If you're in the market for a brand new hybrid but want to save a few pennies on purchase price, you're really limited to two vehicles.
One is the 2012 Honda Insight, familiar not just for its Prius-like profile but also having been on sale for several years now. The other is the 2012 Toyota Prius c, taking everything the Prius badge stands for and making it smaller and cheaper.
But which of the two should you buy? The externally larger Insight, or the new kid on the block?
Read our full reviews of the 2012 Toyota Prius c and 2012 Honda Insight.
There are two sides to the gas mileage story. In the first, the new Prius c comes out on top.
It matches its bigger Prius brother with a 50 mpg combined gas mileage figure. At 53 mpg in the city, it's even better, though the smaller engine and squat body work against it on the freeway, where it gets a--still impressive--46 mpg.
The older Insight, despite a recent freshen-up, makes only 42 mpg combined in EPA testing, with 41 city and 44 highway, the closest it gets to the Prius c. If you do 15,000 miles per year with a 45/55 highway/city split, and pay an average of $3.75 a gallon for gas, the Prius c will cost you $200 per year less in gas. It'll pollute less, too.
2012 Toyota Prius C
Or at least, that's the theory. Interestingly, buyers inputting their own gas mileage figures in the EPA's fueleconomy.gov website are averaging 55.6 mpg from the Insight, with a mix of highway and city driving.

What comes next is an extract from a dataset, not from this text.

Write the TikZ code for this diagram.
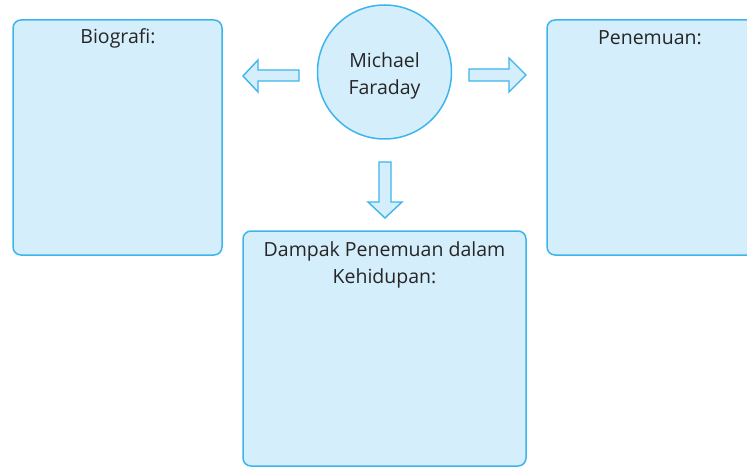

Prius c drivers aren't far behind, averaging over 51 mpg, though the most impressive number comes from one driver in Florida, who is averaging 65 mpg in entirely stop-go driving. The moral here? Your mileage may vary, but both cars are capable of figures far in excess of EPA numbers, in the right conditions.
Styling is quite subjective, but each car has its merits. The Insight either benefits or suffers from a stereotypical "hybrid shape". Honda engineers have clearly came to the same aerodynamic conclusions as their Toyota counterparts, as far as slipping passengers and their luggage through the air is concerned.
The Prius c, similar in size to the Toyota Yaris, is less overtly a hybrid than the Honda, though it does share a few Prius family cues. Inside, both cars look quite high-tech, befitting the technology under the hood.
2012 Honda Insight EX with Navigation
You may expect the Prius c to be more cramped than the Insight thanks to its smaller body, but its interior volume is slightly larger and the trunk space is a little greater too. Each is a reasonably comfortable place to spend time, though taller rear-seat passengers in the Insight may struggle for head room. You can thank the sloped roof for that.
Each is more fun to drive than its larger counterpart--the Prius c more nimble than its Prius brother, and the Insight is more fun to fling around than the larger Civic Hybrid--no doubt thanks to underpinnings shared with the Fit and CR-Z.
Both also ride pretty well, and the only time either car becomes a little too noisy is under heavy acceleration, when the continuously-variable transmission of each car allows the revs to remain high until you back off. Neither breaks the 100-horsepower mark, but if you can put up with the noise each has enough shove for highway on-ramps.
2012 Toyota Prius C
Which should you buy?
Firstly, we'd advise test-driving both vehicles. The Prius c seems to sit well with many, but we've seen a mixture of "love it" and "hate it" comments on the Insight.
There's no doubt that each is capable of impressive economy figures, though if you do plenty of city driving you might find the Prius c's smaller exterior size and electric-only running returns higher MPG than the mild-hybrid Honda.
If budget is truly a concern, it's worth noting that at $18,500, the base Insight is cheaper to buy than the $19,900 base Prius c. The difference would comfortably cover a year's gas in either car.
And driven right, each car is potentially even greener than the EPA numbers suggest.